Let $L = \sup\{t\le 1, B_t = 0\}$, does there exist $t_n<s_n<L$ a.s. s.t. $t_n\rightarrow L$, $B_{t_n}<0$ and $B_{s_n}>0$?

Question

There are some contexts for this problem. I have shown that if $T= \inf\{t\ge 0, B_t =0\}$, the following holds. $$P(L\ge t)= \int p(t, 0, dy) P_y(T>1-t)$$ Where $p(t,0,dy)$ is the Markov transition kernel of $B_t$. If I can use this conclusion to construct $s_n$ and $t_n$

Answer 1

Take $W_t=B(1-t)$ for $t\in [0,1)$, then $W_t$ is a Brownian motion. Notice that $L=1-\tau _0$ where $\tau_0 = \inf \{s|W_s=0 \}$.

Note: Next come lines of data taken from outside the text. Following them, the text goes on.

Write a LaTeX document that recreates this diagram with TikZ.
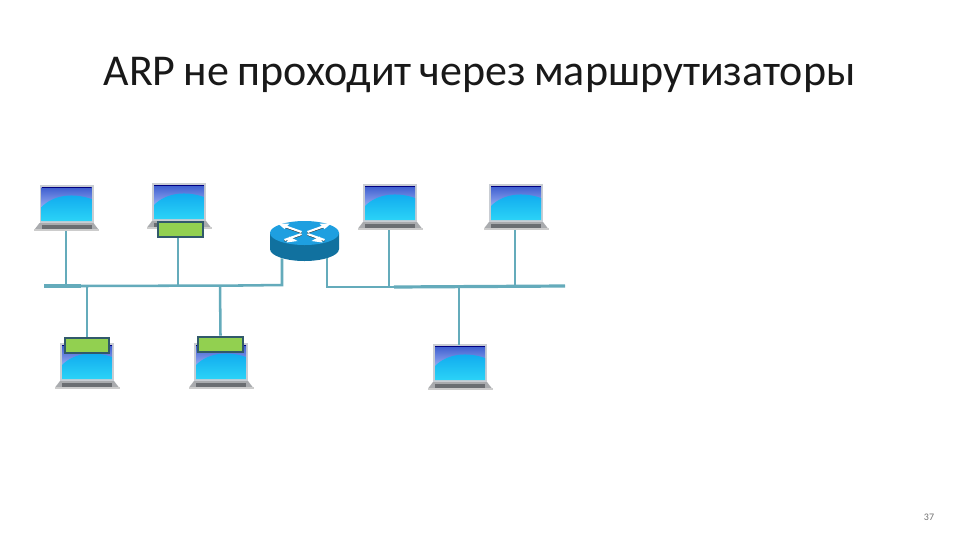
\documentclass[tikz,border=0pt]{standalone}
\usepackage{fontspec}
\setmainfont{Carlito}
\usetikzlibrary{shapes.geometric}
\definecolor{wire}{HTML}{64ABBB}
\definecolor{boxfill}{HTML}{92D050}
\definecolor{boxline}{HTML}{31596B}
\definecolor{frameg}{HTML}{C9CDD3}
\definecolor{routertop}{HTML}{1E9FE0}
\definecolor{routerside}{HTML}{11719F}
\definecolor{skytop}{HTML}{3F5FD0}
\definecolor{skybot}{HTML}{9DB4F5}
\definecolor{wavea}{HTML}{0FA8EE}
\definecolor{waveb}{HTML}{2BD3F7}
\definecolor{baseg}{HTML}{A9ABAE}
\definecolor{keyg}{HTML}{6B6E72}
\tikzset{
  x=.75pt,y=-.75pt,
  wireline/.style={draw=wire,line width=1.9pt},
  wirethick/.style={draw=wire,line width=2.4pt},
  tagbox/.style={draw=boxline,fill=boxfill,line width=1.5pt,minimum width=33.5pt,minimum height=11.8pt,inner sep=0pt},
  anchorpt/.style={inner sep=0pt,minimum size=0pt},
  pics/laptop/.style={code={
    \fill[frameg] (-27,0) rectangle (27,39);
    \fill[baseg] (-27,38) -- (27,38) -- (32,44.5) -- (-32,44.5) -- cycle;
    \fill[keyg] (-25,40) rectangle (25,43.5);
    \fill[gray!40] (-32.5,44.3) rectangle (32.5,46);
    \begin{scope}
      \clip (-25,2.5) rectangle (25,36);
      \shade[top color=skytop,bottom color=skybot] (-25,2.5) rectangle (25,24);
      \shade[top color=wavea,bottom color=waveb] (-25,36) -- (-25,22) .. controls (-12,9) and (8,8) .. (25,14) -- (25,36) -- cycle;
      \draw[blue!50!black,line width=.8pt] (-25,2.5) -- (25,2.5);
    \end{scope}
  }}
}
\begin{document}
\begin{tikzpicture}
\useasboundingbox (0,0) rectangle (960,540);
\fill[white] (0,0) rectangle (960,540);
\node[anchor=base,inner sep=0pt,font=\fontsize{33pt}{40pt}\selectfont,text=black!90] (title) at (479.5,85) {\spaceskip=.185em\relax ARP не проходит через маршрутизаторы};
\node[anchor=base,inner sep=0pt,font=\fontsize{7.5pt}{9pt}\selectfont,text=gray!90!black] (pagenum) at (929,520) {37};

% laptops
\pic at (66.5,185) {laptop};
\pic at (179,183) {laptop};
\pic at (390,184) {laptop};
\pic at (516,184) {laptop};
\pic at (87,343) {laptop};
\pic at (221,343) {laptop};
\pic at (460,344) {laptop};

% laptop connection points
\node[anchorpt] (l1) at (66,231) {};
\node[anchorpt] (l3) at (389,230) {};
\node[anchorpt] (l4) at (515,230) {};
\node[anchorpt] (l7) at (459,345) {};

% green boxes
\node[tagbox] (b2) at (180.5,229.5) {};
\node[tagbox] (b5) at (87,345.5) {};
\node[tagbox] (b6) at (220.5,344.5) {};

% router
\fill[routerside] (270,233) -- (270,249) arc[start angle=180,end angle=0,x radius=34.5,y radius=12] -- (339,233) -- cycle;
\fill[routertop] (304.5,233) ellipse[x radius=34.5,y radius=12];
\begin{scope}[shift={(304.5,233)}]
  \foreach \sx/\sy in {1/1,-1/1,1/-1,-1/-1}{
    \draw[black!80,line width=1.1pt] (\sx*3,\sy*1+.9) -- (\sx*20,\sy*7+.9);
    \draw[white,line width=1.6pt] (\sx*3,\sy*1) -- (\sx*20,\sy*7);
  }
  \fill[white] (-26,-9) -- (-15,-9.5) -- (-20,-4) -- cycle;
  \fill[white] (26,-9) -- (15,-9.5) -- (20,-4) -- cycle;
  \fill[white] (-7,8) -- (-18,9.5) -- (-15,3.5) -- cycle;
  \fill[white] (7,8) -- (18,9.5) -- (15,3.5) -- cycle;
\end{scope}
\node[anchorpt] (rl) at (282,258) {};
\node[anchorpt] (rr) at (327,258) {};

% bus coordinates
\coordinate (a) at (44,286);
\coordinate (b) at (81,286);
\coordinate (c) at (241,285.5);
\coordinate (d) at (282,285);
\coordinate (e) at (327,287);
\coordinate (f) at (394,287);
\coordinate (g) at (565,286);
\coordinate (t1) at (66,286);
\coordinate (t2) at (178,285.5);
\coordinate (t5) at (87,285.5);
\coordinate (t6) at (220,285.5);
\coordinate (t3) at (389,287);
\coordinate (t4) at (515,286);
\coordinate (t7) at (459,286);
\coordinate (b2b) at (178,238);

\draw[wirethick] (a) -- (b);
\draw[wireline] (b) -- (c);
\draw[wireline] (c) -- (d) -- (rl);
\draw[wireline] (rr) -- (e) -- (f);
\draw[wirethick] (f) -- (g);
\draw[wireline] (l1) -- (t1);
\draw[wireline] (b2b) -- (t2);
\draw[wireline] (t5) -- (b5.north);
\draw[wireline] (t6) -- (b6.north);
\draw[wireline] (l3) -- (t3);
\draw[wireline] (l4) -- (t4);
\draw[wireline] (t7) -- (l7);
\end{tikzpicture}
\end{document}
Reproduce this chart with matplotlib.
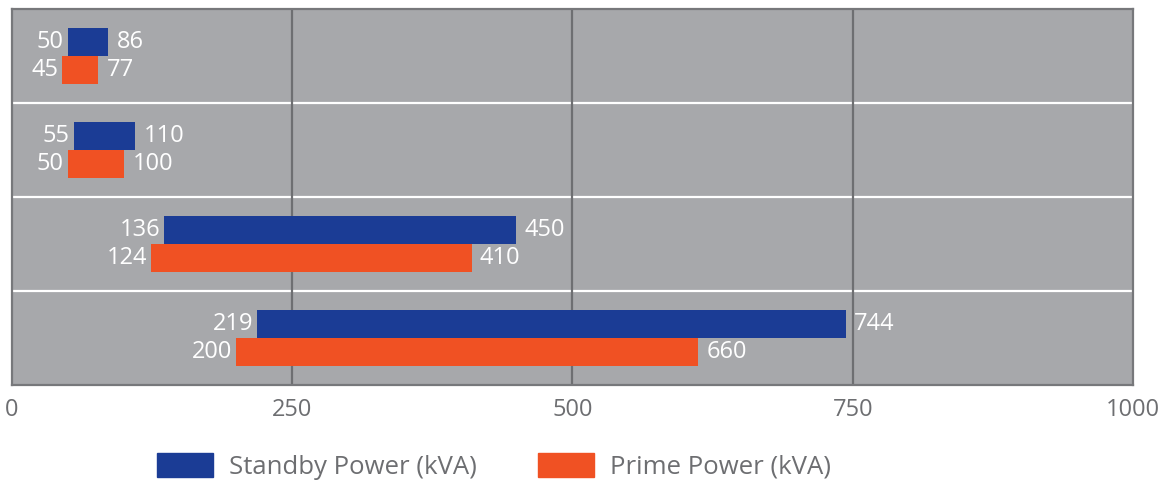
import matplotlib.pyplot as plt
from matplotlib.patches import Patch

plt.rcParams['font.family'] = ['Open Sans', 'DejaVu Sans']

# data, groups from top to bottom
standby_start = [50, 55, 136, 219]
standby_end = [86, 110, 450, 744]
prime_start = [45, 50, 124, 200]
prime_end = [77, 100, 410, 660]
# the last prime bar is drawn shorter than its label in the source picture
prime_bar_end = [77, 100, 410, 612]
ticks = [0, 250, 500, 750, 1000]

blue = '#1b3c95'
orange = '#f05123'
bg = '#a7a8ab'
grid = '#6e6f72'
txt = '#6d6e71'
fs = 17

fig = plt.figure(figsize=(11.76, 4.82), dpi=100)
ax = fig.add_axes([0.0102, 0.2012, 0.9532, 0.7801])
ax.set_facecolor(bg)

n = len(standby_start)
centers = [n - 0.5 - i for i in range(n)]
h = 0.3

for i in range(n):
    yb = centers[i] + h / 2
    yo = centers[i] - h / 2
    ax.barh(yb, standby_end[i] - standby_start[i], left=standby_start[i],
            height=h, color=blue, zorder=3)
    ax.barh(yo, prime_bar_end[i] - prime_start[i], left=prime_start[i],
            height=h, color=orange, zorder=3)
    for y, s, e, be in [(yb, standby_start[i], standby_end[i], standby_end[i]),
                        (yo, prime_start[i], prime_end[i], prime_bar_end[i])]:
        ax.annotate(str(s), (s, y), xytext=(-3, 0), textcoords='offset points',
                    ha='right', va='center', color='white', fontsize=fs, zorder=4)
        ax.annotate(str(e), (be, y), xytext=(6, 0), textcoords='offset points',
                    ha='left', va='center', color='white', fontsize=fs, zorder=4)

for y in range(1, n):
    ax.axhline(y, color='white', lw=1.6, zorder=2)
for x in ticks[1:-1]:
    ax.axvline(x, color=grid, lw=1.6, zorder=2)

ax.set_xlim(0, 1000)
ax.set_ylim(0, n)
ax.set_xticks(ticks)
ax.set_yticks([])
ax.tick_params(axis='x', length=0, pad=9, labelsize=fs, labelcolor=txt)
for sp in ax.spines.values():
    sp.set_color('#77787b')
    sp.set_linewidth(1.6)

handles = [Patch(color=blue, label='Standby Power (kVA)'),
           Patch(color=orange, label='Prime Power (kVA)')]
leg = fig.legend(handles=handles, loc='center', bbox_to_anchor=(0.42, 0.033),
                 ncol=2, frameon=False, fontsize=18.5, handlelength=2.18,
                 handleheight=1.09, columnspacing=2.4, handletextpad=0.62,
                 borderpad=0)
for t in leg.get_texts():
    t.set_color(txt)

fig.savefig('out.png', dpi=100)
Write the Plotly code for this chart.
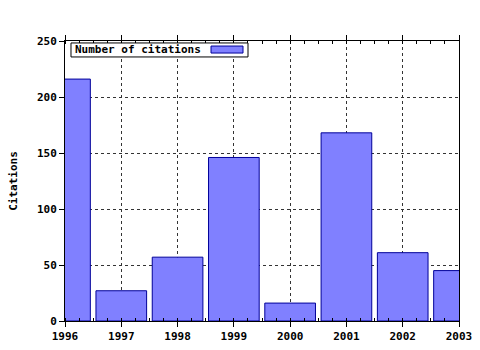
import plotly.graph_objects as go

years = [1996, 1997, 1998, 1999, 2000, 2001, 2002, 2003]
citations = [216, 27, 57, 146, 16, 168, 61, 45]
series_name = "Number of citations"
y_title = "Citations"

FONT = dict(family="DejaVu Sans Mono", size=11, color="black", weight="bold")

fig = go.Figure()
fig.add_trace(go.Bar(
    x=years, y=citations, name=series_name, width=0.9,
    marker=dict(color="#8080ff", line=dict(color="#000099", width=1)),
    showlegend=False,
))

fig.update_layout(
    width=480, height=350,
    margin=dict(l=65, r=21, t=41, b=29, autoexpand=False),
    paper_bgcolor="white", plot_bgcolor="white",
    font=FONT,
    xaxis=dict(
        range=[1996, 2003], tickmode="linear", tick0=1996, dtick=1,
        showline=True, linecolor="black", linewidth=1, mirror="ticks",
        ticks="outside", ticklen=5, tickcolor="black",
        showgrid=True, gridcolor="#333333", griddash="dot", gridwidth=1,
        minor=dict(dtick=0.25, ticks="inside", ticklen=3, tickcolor="black", showgrid=False),
        zeroline=False, tickfont=FONT, automargin=False,
    ),
    yaxis=dict(
        range=[0, 250], tickmode="linear", tick0=0, dtick=50,
        showline=True, linecolor="black", linewidth=1, mirror=True,
        ticks="outside", ticklen=5, tickcolor="black",
        showgrid=True, gridcolor="#333333", griddash="dot", gridwidth=1,
        zeroline=False, tickfont=FONT, automargin=False,
        title=dict(text=y_title, font=FONT, standoff=17),
    ),
)

# legend box drawn manually (text then swatch, as in reference)
fig.add_shape(type="rect", xref="paper", yref="paper",
              x0=0.0152, x1=0.4645, y0=0.943, y1=0.993,
              line=dict(color="black", width=1), fillcolor="white", layer="above")
fig.add_shape(type="rect", xref="paper", yref="paper",
              x0=0.3706, x1=0.4518, y0=0.957, y1=0.982,
              line=dict(color="#000099", width=1), fillcolor="#8080ff", layer="above")
fig.add_annotation(text=series_name, xref="paper", yref="paper",
                   x=0.0203, y=0.968, xanchor="left", yanchor="middle",
                   showarrow=False, font=FONT)

fig.write_html("out.html")
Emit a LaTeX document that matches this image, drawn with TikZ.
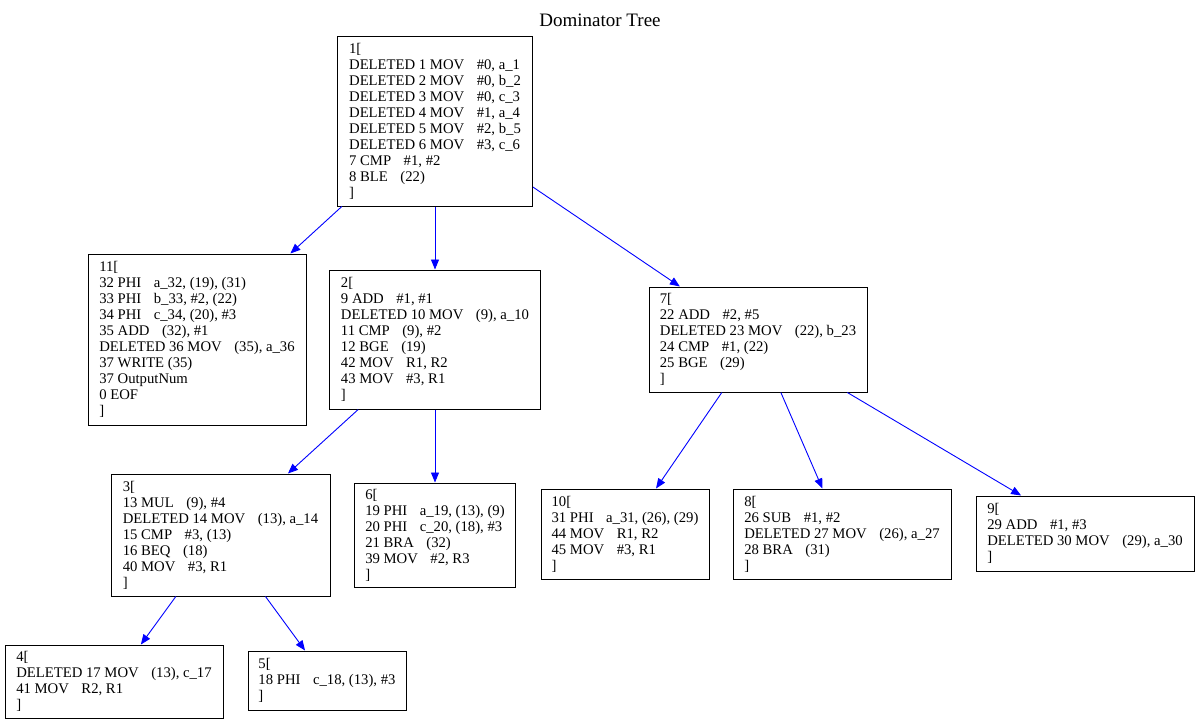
\documentclass[tikz,border=0pt]{standalone}
\usepackage{fontspec}
\setmainfont{Liberation Serif}
\usetikzlibrary{arrows.meta}
\newcommand\tb{\hspace{12.5pt}}
\begin{document}
\begin{tikzpicture}[x=1pt,y=-1pt,
  box/.style={draw=black,line width=1pt,align=left,inner sep=0pt,
    font=\fontsize{14.7}{16}\selectfont},
  edge/.style={draw=blue,line width=0.9pt,-{Triangle[length=10pt,width=8pt]}}]
\useasboundingbox (0,0) rectangle (1200,724);
\node[font=\fontsize{19}{20}\selectfont] (title) at (600,20) {Dominator Tree};
\node[box,minimum width=195pt,minimum height=170pt] (n1) at (435,121) {1[\\
DELETED 1 MOV\tb\#0, a\_1\\
DELETED 2 MOV\tb\#0, b\_2\\
DELETED 3 MOV\tb\#0, c\_3\\
DELETED 4 MOV\tb\#1, a\_4\\
DELETED 5 MOV\tb\#2, b\_5\\
DELETED 6 MOV\tb\#3, c\_6\\
7 CMP\tb\#1, \#2\\
8 BLE\tb(22)\\
]};
\node[box,minimum width=218pt,minimum height=171pt] (n11) at (197,339.5) {11[\\
32 PHI\tb a\_32, (19), (31)\\
33 PHI\tb b\_33, \#2, (22)\\
34 PHI\tb c\_34, (20), \#3\\
35 ADD\tb(32), \#1\\
DELETED 36 MOV\tb(35), a\_36\\
37 WRITE (35)\\
37 OutputNum\\
0 EOF\\
]};
\node[box,minimum width=211pt,minimum height=139pt] (n2) at (435,339.5) {2[\\
9 ADD\tb\#1, \#1\\
DELETED 10 MOV\tb(9), a\_10\\
11 CMP\tb(9), \#2\\
12 BGE\tb(19)\\
42 MOV\tb R1, R2\\
43 MOV\tb\#3, R1\\
]};
\node[box,minimum width=218pt,minimum height=105pt] (n7) at (758,339.5) {7[\\
22 ADD\tb\#2, \#5\\
DELETED 23 MOV\tb(22), b\_23\\
24 CMP\tb\#1, (22)\\
25 BGE\tb(29)\\
]};
\node[box,minimum width=219pt,minimum height=122pt] (n3) at (220.5,535) {3[\\
13 MUL\tb(9), \#4\\
DELETED 14 MOV\tb(13), a\_14\\
15 CMP\tb\#3, (13)\\
16 BEQ\tb(18)\\
40 MOV\tb\#3, R1\\
]};
\node[box,minimum width=161pt,minimum height=104pt] (n6) at (435,535) {6[\\
19 PHI\tb a\_19, (13), (9)\\
20 PHI\tb c\_20, (18), \#3\\
21 BRA\tb(32)\\
39 MOV\tb\#2, R3\\
]};
\node[box,minimum width=168pt,minimum height=90pt] (n10) at (625,534) {10[\\
31 PHI\tb a\_31, (26), (29)\\
44 MOV\tb R1, R2\\
45 MOV\tb\#3, R1\\
]};
\node[box,minimum width=218pt,minimum height=90pt] (n8) at (842,534) {8[\\
26 SUB\tb\#1, \#2\\
DELETED 27 MOV\tb(26), a\_27\\
28 BRA\tb(31)\\
]};
\node[box,minimum width=218pt,minimum height=75pt] (n9) at (1085,533.5) {9[\\
29 ADD\tb\#1, \#3\\
DELETED 30 MOV\tb(29), a\_30\\
]};
\node[box,minimum width=218pt,minimum height=73pt] (n4) at (114,681.5) {4[\\
DELETED 17 MOV\tb(13), c\_17\\
41 MOV\tb R2, R1\\
]};
\node[box,minimum width=158pt,minimum height=59pt] (n5) at (327,680.5) {5[\\
18 PHI\tb c\_18, (13), \#3\\
]};
\draw[edge] (n1) -- (n11);
\draw[edge] (n1) -- (n2);
\draw[edge] (n1) -- (n7);
\draw[edge] (n2) -- (n3);
\draw[edge] (n2) -- (n6);
\draw[edge] (n7) -- (n10);
\draw[edge] (n7) -- (n8);
\draw[edge] (n7) -- (n9);
\draw[edge] (n3) -- (n4);
\draw[edge] (n3) -- (n5);
\end{tikzpicture}
\end{document}
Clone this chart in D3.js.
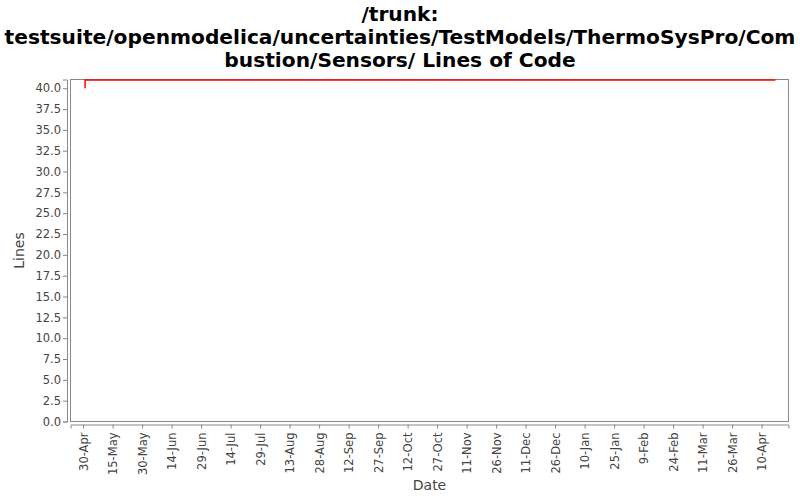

Since, $\tau _0$ is a stopping time the difference $W_{\tau+t} -W_{\tau}$ is a Brownian motion starting at zero. Using Bluementhal's $0$-$1$ law, for a Brownian motion $B_t$, we obtain $$\mathbb{P_0}( \exists\epsilon\, \text{s.t.}\, \, B_t>0 \,\mathrm{for\,all}\, t \in (0,\epsilon) )=0$$ Therefore, there must be $ s_n, t_n \rightarrow \tau^+$ where $B(t_n)<0$ and $B(s_n)>0$ almost surely.